Nishikori spent the last two weeks training with Chang in California, where Chang and wife Amber Liu reside. Chang is the second high-profile player of a generation ago to be enlisted by a burgeoning star in the last two years. About this time in 2011, Ivan Lendl announced he would be coming on as Andy Murray's head coach. Lendl and Chang are forever tied by the latter's staggering upset of the former in the fourth round of the 1989 French Open.
Nishikori, who will turn 24 on Dec. 29, has won three career titles. He reached No. 11 in the world last June and his best Grand Slam performance to date was reaching the Australian Open quarterfinals in 2012.
It should be noted that Chang, born in New Jersey and the son of Taiwanese immigrants, is not of the same nationality as Nishikori, but their Asian ethnicity does bind them together in finding ways to cope with a pressure largely unseen by Western eyes.
Asian athletes who excel in international sports are revered by their home populations, but also subject to immense scrutiny and pressure by the same.
Chang's fateful win over Lendl in 1989 came one day after the Tiananmen Square Massacre in China, and many in China, as well as Chang himself, used his achievement as a rallying point to begin the internal healing process.
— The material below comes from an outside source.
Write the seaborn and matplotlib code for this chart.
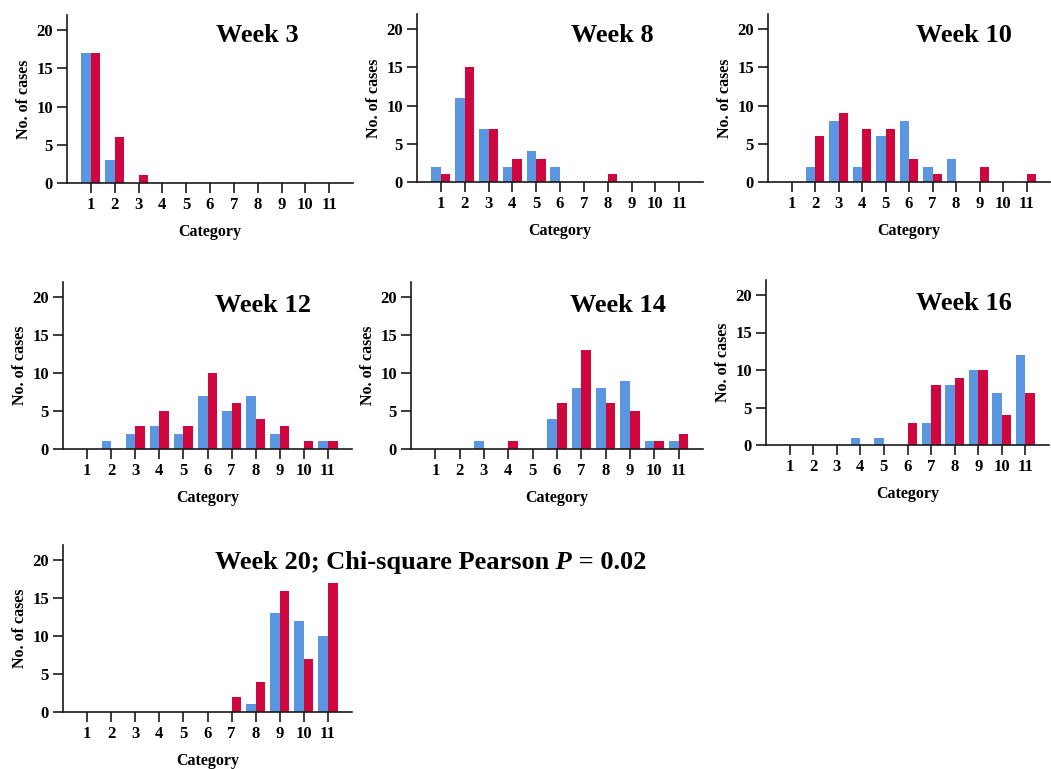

In 2011, 116 million Chinese citizens watched Li Na win the French Open. When Yao Ming played for the Houston Rockets in the NBA from 2002-2011, Rockets games were broadcast in China and attracted millions of viewers, even though they usually were played in the early hours of the morning. Yao was routinely voted to start the NBA All-Star Game because millions of Chinese voted online for him, and his jersey was the No. 1 seller in the league, with most of the sales international.